Technical Definition
Clustering is an unsupervised machine learning technique that partitions data points into clusters based on similarity without pre-defined labels. Points within a cluster are more similar to each other than to points in other clusters.
System Architecture
The clustering pipeline consists of:
Data Input
↓
Preprocessing & Feature Scaling
↓
Distance/Similarity Calculation
↓
Clustering Algorithm
↓
Cluster Validation
↓
Results & Visualization
Implementation Requirements
Dependencies
- Python libraries: scikit-learn, scipy, NumPy
- Visualization: Matplotlib, Seaborn, Plotly
- Processing: Pandas for data manipulation
Infrastructure
- Multi-core CPUs for algorithm iterations
- Sufficient memory for distance matrix computation
- GPU acceleration for large-scale clustering (optional)
Data Preparation
- Feature scaling (StandardScaler, MinMaxScaler)
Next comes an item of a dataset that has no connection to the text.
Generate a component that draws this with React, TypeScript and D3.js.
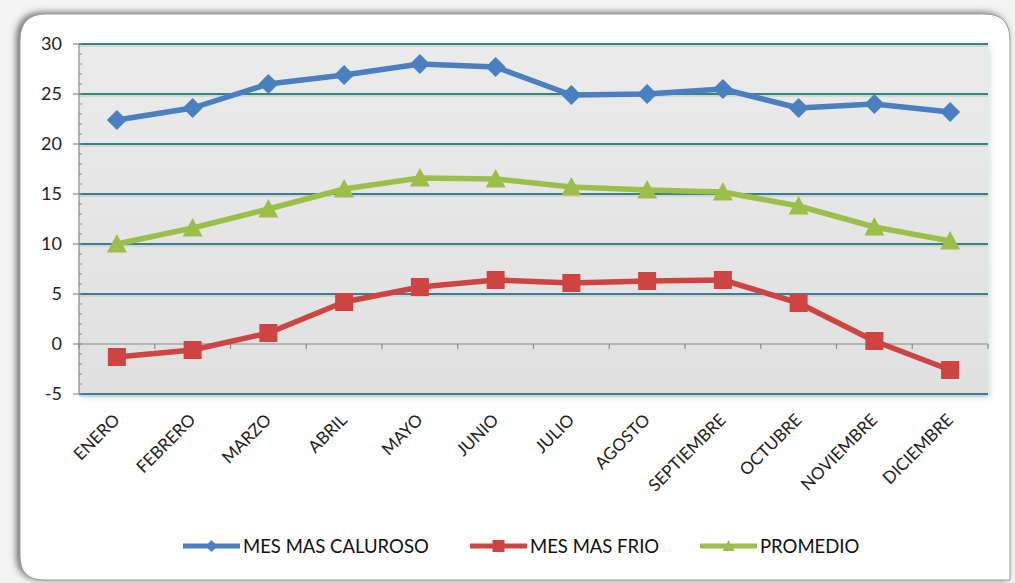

- Dimensionality reduction if necessary
- Outlier handling before clustering
Clustering Algorithms
K-Means
- Partition-based clustering
- Minimizes within-cluster variance
- Requires specifying k (number of clusters)
DBSCAN
- Density-based clustering
- No need to specify cluster count
- Good for arbitrary cluster shapes
Hierarchical Clustering
- Agglomerative (bottom-up) or divisive (top-down)
- Produces dendrograms for visualization
- Captures hierarchical relationships
Code Example: K-Means Clustering
from sklearn.preprocessing import StandardScaler
from sklearn.cluster import KMeans
from sklearn.metrics import silhouette_score, davies_bouldin_score
import numpy as np
import matplotlib.pyplot as plt
# Prepare data
scaler = StandardScaler()
X_scaled = scaler.fit_transform(X)
# Determine optimal k using elbow method
inertias = []
silhouette_scores = []
k_range = range(2, 11)
for k in k_range:
kmeans = KMeans(n_clusters=k, random_state=42, n_init=10)
kmeans.fit(X_scaled)
inertias.append(kmeans.inertia_)
silhouette_scores.append(silhouette_score(X_scaled, kmeans.labels_))
# Plot elbow curve
plt.figure(figsize=(12, 4))
plt.subplot(1, 2, 1)
plt.plot(k_range, inertias, 'bo-')
plt.xlabel('Number of Clusters (k)')
plt.ylabel('Inertia')
plt.title('Elbow Method')
plt.subplot(1, 2, 2)
plt.plot(k_range, silhouette_scores, 'go-')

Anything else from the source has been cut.